### GOAL
Only the pictures are omitted; repeat all other data exactly.

### GIVEN MATERIAL
################

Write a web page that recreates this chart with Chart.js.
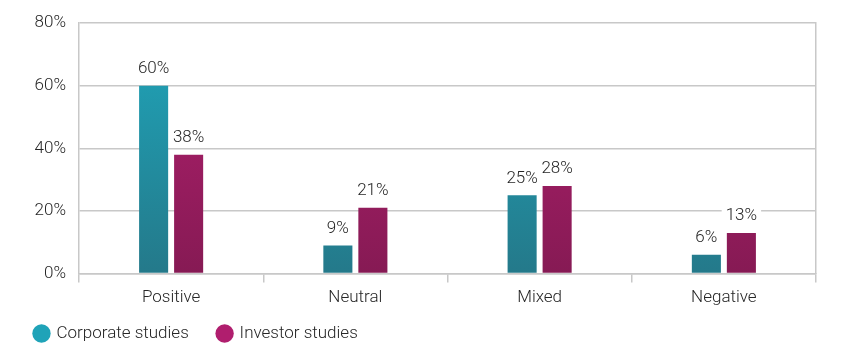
<!DOCTYPE html>
<html><head><meta charset="utf-8">
<script src="https://cdn.jsdelivr.net/npm/chart.js@4/dist/chart.umd.min.js"></script>
<style>html,body{margin:0;padding:0;background:#fff}#wrap{width:862px;height:358px}</style>
</head><body><div id="wrap"><canvas id="c" width="862" height="358"></canvas></div>
<script>
const categories = ["Positive", "Neutral", "Mixed", "Negative"];
const corporateStudies = [60, 9, 25, 6];
const investorStudies = [38, 21, 28, 13];
const yTicks = [0, 20, 40, 60, 80];

const FONT = "Roboto";
const TEXT = '#262626';
function grad(ctx, top, bottom) {
  const c = ctx.chart, a = c.chartArea;
  if (!a) return top;
  const g = c.ctx.createLinearGradient(0, a.top, 0, a.bottom);
  g.addColorStop(0, top); g.addColorStop(1, bottom);
  return g;
}
const labelPlugin = {
  id: 'barLabels',
  afterDatasetsDraw(chart) {
    const ctx = chart.ctx;
    ctx.save();
    ctx.font = "300 17px " + FONT;
    ctx.textAlign = 'center';
    ctx.textBaseline = 'middle';
    chart.data.datasets.forEach((ds, i) => {
      chart.getDatasetMeta(i).data.forEach((bar, j) => {
        const txt = ds.data[j] + '%';
        const y = bar.y - 17;
        const w = ctx.measureText(txt).width + 8;
        ctx.fillStyle = '#fff';
        ctx.fillRect(bar.x - w / 2, y - 10, w, 20);
        ctx.fillStyle = TEXT;
        ctx.fillText(txt, bar.x, y);
      });
    });
    ctx.restore();
  }
};

new Chart(document.getElementById('c'), {
  type: 'bar',
  data: {
    labels: categories,
    datasets: [
      { label: 'Corporate studies', data: corporateStudies,
        backgroundColor: ctx => grad(ctx, '#1fa6bb', '#24798a') },
      { label: 'Investor studies', data: investorStudies,
        backgroundColor: ctx => grad(ctx, '#b3206f', '#861a54') }
    ]
  },
  options: {
    responsive: false,
    animation: false,
    layout: { padding: { top: 15, left: 23, right: 0, bottom: 6 } },
    datasets: { bar: { categoryPercentage: 0.38, barPercentage: 0.83 } },
    plugins: {
      tooltip: { enabled: false },
      legend: {
        position: 'bottom', align: 'start',
        labels: {
          usePointStyle: true, pointStyle: 'circle', boxWidth: 13, boxHeight: 13,
          color: TEXT, font: { family: FONT, size: 17, weight: 300 }, padding: 12,
          generateLabels(chart) {
            const cols = ['#1fa3b8', '#b01e6e'];
            return chart.data.datasets.map((d, i) => ({
              text: i === 0 ? d.label + '\u2002\u2002' : d.label,
              fillStyle: cols[i], strokeStyle: cols[i], lineWidth: 0,
              pointStyle: 'circle', datasetIndex: i, fontColor: TEXT
            }));
          }
        }
      }
    },
    scales: {
      x: {
        grid: { display: true, offset: true, drawOnChartArea: false, tickLength: 9, color: '#c8c8c8', lineWidth: 1.5 },
        border: { display: true, color: '#c8c8c8', width: 1.5 },
        ticks: { color: TEXT, font: { family: FONT, size: 17, weight: 300 }, padding: 5 }
      },
      y: {
        min: 0, max: 80,
        afterBuildTicks(s) { s.ticks = yTicks.map(v => ({ value: v })); },
        afterFit(s) { s.width = 56; },
        grid: { color: '#c8c8c8', lineWidth: 1.5, drawTicks: false },
        border: { display: true, color: '#c8c8c8', width: 1.5 },
        ticks: { color: TEXT, font: { family: FONT, size: 17, weight: 300 }, padding: 13, callback: v => v + '%' }
      },
      yRight: {
        position: 'right', min: 0, max: 80,
        afterFit(s) { s.width = 46; },
        grid: { display: false },
        border: { display: true, color: '#c8c8c8', width: 1.5 },
        ticks: { display: false }
      }
    }
  },
  plugins: [labelPlugin]
});
</script></body></html>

################

### ANSWER TO THIS EXERCISE
Write a web page that recreates this chart with Chart.js.
<!DOCTYPE html>
<html><head><meta charset="utf-8">
<script src="https://cdn.jsdelivr.net/npm/chart.js@4/dist/chart.umd.min.js"></script>
<style>html,body{margin:0;padding:0;background:#fff}#wrap{width:862px;height:358px}</style>
</head><body><div id="wrap"><canvas id="c" width="862" height="358"></canvas></div>
<script>
const categories = ["Positive", "Neutral", "Mixed", "Negative"];
const corporateStudies = [60, 9, 25, 6];
const investorStudies = [38, 21, 28, 13];
const yTicks = [0, 20, 40, 60, 80];

const FONT = "Roboto";
const TEXT = '#262626';
function grad(ctx, top, bottom) {
  const c = ctx.chart, a = c.chartArea;
  if (!a) return top;
  const g = c.ctx.createLinearGradient(0, a.top, 0, a.bottom);
  g.addColorStop(0, top); g.addColorStop(1, bottom);
  return g;
}
const labelPlugin = {
  id: 'barLabels',
  afterDatasetsDraw(chart) {
    const ctx = chart.ctx;
    ctx.save();
    ctx.font = "300 17px " + FONT;
    ctx.textAlign = 'center';
    ctx.textBaseline = 'middle';
    chart.data.datasets.forEach((ds, i) => {
      chart.getDatasetMeta(i).data.forEach((bar, j) => {
        const txt = ds.data[j] + '%';
        const y = bar.y - 17;
        const w = ctx.measureText(txt).width + 8;
        ctx.fillStyle = '#fff';
        ctx.fillRect(bar.x - w / 2, y - 10, w, 20);
        ctx.fillStyle = TEXT;
        ctx.fillText(txt, bar.x, y);
      });
    });
    ctx.restore();
  }
};

new Chart(document.getElementById('c'), {
  type: 'bar',
  data: {
    labels: categories,
    datasets: [
      { label: 'Corporate studies', data: corporateStudies,
        backgroundColor: ctx => grad(ctx, '#1fa6bb', '#24798a') },
      { label: 'Investor studies', data: investorStudies,
        backgroundColor: ctx => grad(ctx, '#b3206f', '#861a54') }
    ]
  },
  options: {
    responsive: false,
    animation: false,
    layout: { padding: { top: 15, left: 23, right: 0, bottom: 6 } },
    datasets: { bar: { categoryPercentage: 0.38, barPercentage: 0.83 } },
    plugins: {
      tooltip: { enabled: false },
      legend: {
        position: 'bottom', align: 'start',
        labels: {
          usePointStyle: true, pointStyle: 'circle', boxWidth: 13, boxHeight: 13,
          color: TEXT, font: { family: FONT, size: 17, weight: 300 }, padding: 12,
          generateLabels(chart) {
            const cols = ['#1fa3b8', '#b01e6e'];
            return chart.data.datasets.map((d, i) => ({
              text: i === 0 ? d.label + '\u2002\u2002' : d.label,
              fillStyle: cols[i], strokeStyle: cols[i], lineWidth: 0,
              pointStyle: 'circle', datasetIndex: i, fontColor: TEXT
            }));
          }
        }
      }
    },
    scales: {
      x: {
        grid: { display: true, offset: true, drawOnChartArea: false, tickLength: 9, color: '#c8c8c8', lineWidth: 1.5 },
        border: { display: true, color: '#c8c8c8', width: 1.5 },
        ticks: { color: TEXT, font: { family: FONT, size: 17, weight: 300 }, padding: 5 }
      },
      y: {
        min: 0, max: 80,
        afterBuildTicks(s) { s.ticks = yTicks.map(v => ({ value: v })); },
        afterFit(s) { s.width = 56; },
        grid: { color: '#c8c8c8', lineWidth: 1.5, drawTicks: false },
        border: { display: true, color: '#c8c8c8', width: 1.5 },
        ticks: { color: TEXT, font: { family: FONT, size: 17, weight: 300 }, padding: 13, callback: v => v + '%' }
      },
      yRight: {
        position: 'right', min: 0, max: 80,
        afterFit(s) { s.width = 46; },
        grid: { display: false },
        border: { display: true, color: '#c8c8c8', width: 1.5 },
        ticks: { display: false }
      }
    }
  },
  plugins: [labelPlugin]
});
</script></body></html>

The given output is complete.